> [Dataset rows]:
##########

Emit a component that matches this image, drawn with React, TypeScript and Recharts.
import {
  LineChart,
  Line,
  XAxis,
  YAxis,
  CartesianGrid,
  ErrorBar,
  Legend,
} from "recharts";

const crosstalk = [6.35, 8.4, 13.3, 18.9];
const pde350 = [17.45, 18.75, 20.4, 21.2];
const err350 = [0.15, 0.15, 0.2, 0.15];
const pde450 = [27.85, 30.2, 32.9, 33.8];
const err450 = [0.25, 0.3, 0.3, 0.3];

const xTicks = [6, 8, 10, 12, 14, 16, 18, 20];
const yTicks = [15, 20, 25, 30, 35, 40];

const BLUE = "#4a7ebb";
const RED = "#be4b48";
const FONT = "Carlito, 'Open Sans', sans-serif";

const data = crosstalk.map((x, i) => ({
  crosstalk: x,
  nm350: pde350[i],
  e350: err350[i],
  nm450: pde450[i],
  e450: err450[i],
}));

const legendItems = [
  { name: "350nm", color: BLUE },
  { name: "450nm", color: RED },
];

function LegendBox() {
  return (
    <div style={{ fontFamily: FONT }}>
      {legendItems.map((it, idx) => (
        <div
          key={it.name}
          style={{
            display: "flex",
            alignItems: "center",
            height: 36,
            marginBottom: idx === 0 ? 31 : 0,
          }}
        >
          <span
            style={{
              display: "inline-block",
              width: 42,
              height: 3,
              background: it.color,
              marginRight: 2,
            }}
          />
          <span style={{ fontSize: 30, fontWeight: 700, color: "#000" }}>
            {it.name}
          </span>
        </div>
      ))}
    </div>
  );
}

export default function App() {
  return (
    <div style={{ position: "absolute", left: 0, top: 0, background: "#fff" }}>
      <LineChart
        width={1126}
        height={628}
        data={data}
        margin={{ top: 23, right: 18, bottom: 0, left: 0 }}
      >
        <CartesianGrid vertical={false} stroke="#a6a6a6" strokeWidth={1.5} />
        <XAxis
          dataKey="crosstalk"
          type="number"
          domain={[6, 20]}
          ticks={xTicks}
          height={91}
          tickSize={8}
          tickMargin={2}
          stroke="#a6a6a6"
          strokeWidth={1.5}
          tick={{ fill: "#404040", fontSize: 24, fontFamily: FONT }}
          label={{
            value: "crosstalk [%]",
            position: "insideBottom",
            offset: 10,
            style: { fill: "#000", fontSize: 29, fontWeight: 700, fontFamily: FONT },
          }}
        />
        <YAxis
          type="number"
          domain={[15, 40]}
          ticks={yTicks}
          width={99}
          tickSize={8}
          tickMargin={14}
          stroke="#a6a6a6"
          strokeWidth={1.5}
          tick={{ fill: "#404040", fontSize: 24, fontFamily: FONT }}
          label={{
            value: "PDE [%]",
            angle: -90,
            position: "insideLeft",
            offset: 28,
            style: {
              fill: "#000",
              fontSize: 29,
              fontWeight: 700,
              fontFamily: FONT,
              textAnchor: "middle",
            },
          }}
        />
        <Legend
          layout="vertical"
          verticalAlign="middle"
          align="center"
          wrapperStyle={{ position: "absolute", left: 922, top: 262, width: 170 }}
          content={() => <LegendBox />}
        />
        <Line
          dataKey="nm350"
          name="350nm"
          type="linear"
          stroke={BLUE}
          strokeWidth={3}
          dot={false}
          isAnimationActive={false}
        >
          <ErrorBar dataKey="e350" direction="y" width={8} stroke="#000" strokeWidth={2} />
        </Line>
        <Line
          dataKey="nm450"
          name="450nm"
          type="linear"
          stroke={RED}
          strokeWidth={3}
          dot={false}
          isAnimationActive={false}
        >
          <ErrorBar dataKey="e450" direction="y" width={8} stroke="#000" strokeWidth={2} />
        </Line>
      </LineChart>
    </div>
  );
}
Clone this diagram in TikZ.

##########

> [AIM]:
Please set down the whole listing above without altering a single line.

> [RESULT]:
Emit a component that matches this image, drawn with React, TypeScript and Recharts.
import {
  LineChart,
  Line,
  XAxis,
  YAxis,
  CartesianGrid,
  ErrorBar,
  Legend,
} from "recharts";

const crosstalk = [6.35, 8.4, 13.3, 18.9];
const pde350 = [17.45, 18.75, 20.4, 21.2];
const err350 = [0.15, 0.15, 0.2, 0.15];
const pde450 = [27.85, 30.2, 32.9, 33.8];
const err450 = [0.25, 0.3, 0.3, 0.3];

const xTicks = [6, 8, 10, 12, 14, 16, 18, 20];
const yTicks = [15, 20, 25, 30, 35, 40];

const BLUE = "#4a7ebb";
const RED = "#be4b48";
const FONT = "Carlito, 'Open Sans', sans-serif";

const data = crosstalk.map((x, i) => ({
  crosstalk: x,
  nm350: pde350[i],
  e350: err350[i],
  nm450: pde450[i],
  e450: err450[i],
}));

const legendItems = [
  { name: "350nm", color: BLUE },
  { name: "450nm", color: RED },
];

function LegendBox() {
  return (
    <div style={{ fontFamily: FONT }}>
      {legendItems.map((it, idx) => (
        <div
          key={it.name}
          style={{
            display: "flex",
            alignItems: "center",
            height: 36,
            marginBottom: idx === 0 ? 31 : 0,
          }}
        >
          <span
            style={{
              display: "inline-block",
              width: 42,
              height: 3,
              background: it.color,
              marginRight: 2,
            }}
          />
          <span style={{ fontSize: 30, fontWeight: 700, color: "#000" }}>
            {it.name}
          </span>
        </div>
      ))}
    </div>
  );
}

export default function App() {
  return (
    <div style={{ position: "absolute", left: 0, top: 0, background: "#fff" }}>
      <LineChart
        width={1126}
        height={628}
        data={data}
        margin={{ top: 23, right: 18, bottom: 0, left: 0 }}
      >
        <CartesianGrid vertical={false} stroke="#a6a6a6" strokeWidth={1.5} />
        <XAxis
          dataKey="crosstalk"
          type="number"
          domain={[6, 20]}
          ticks={xTicks}
          height={91}
          tickSize={8}
          tickMargin={2}
          stroke="#a6a6a6"
          strokeWidth={1.5}
          tick={{ fill: "#404040", fontSize: 24, fontFamily: FONT }}
          label={{
            value: "crosstalk [%]",
            position: "insideBottom",
            offset: 10,
            style: { fill: "#000", fontSize: 29, fontWeight: 700, fontFamily: FONT },
          }}
        />
        <YAxis
          type="number"
          domain={[15, 40]}
          ticks={yTicks}
          width={99}
          tickSize={8}
          tickMargin={14}
          stroke="#a6a6a6"
          strokeWidth={1.5}
          tick={{ fill: "#404040", fontSize: 24, fontFamily: FONT }}
          label={{
            value: "PDE [%]",
            angle: -90,
            position: "insideLeft",
            offset: 28,
            style: {
              fill: "#000",
              fontSize: 29,
              fontWeight: 700,
              fontFamily: FONT,
              textAnchor: "middle",
            },
          }}
        />
        <Legend
          layout="vertical"
          verticalAlign="middle"
          align="center"
          wrapperStyle={{ position: "absolute", left: 922, top: 262, width: 170 }}
          content={() => <LegendBox />}
        />
        <Line
          dataKey="nm350"
          name="350nm"
          type="linear"
          stroke={BLUE}
          strokeWidth={3}
          dot={false}
          isAnimationActive={false}
        >
          <ErrorBar dataKey="e350" direction="y" width={8} stroke="#000" strokeWidth={2} />
        </Line>
        <Line
          dataKey="nm450"
          name="450nm"
          type="linear"
          stroke={RED}
          strokeWidth={3}
          dot={false}
          isAnimationActive={false}
        >
          <ErrorBar dataKey="e450" direction="y" width={8} stroke="#000" strokeWidth={2} />
        </Line>
      </LineChart>
    </div>
  );
}
Clone this diagram in TikZ.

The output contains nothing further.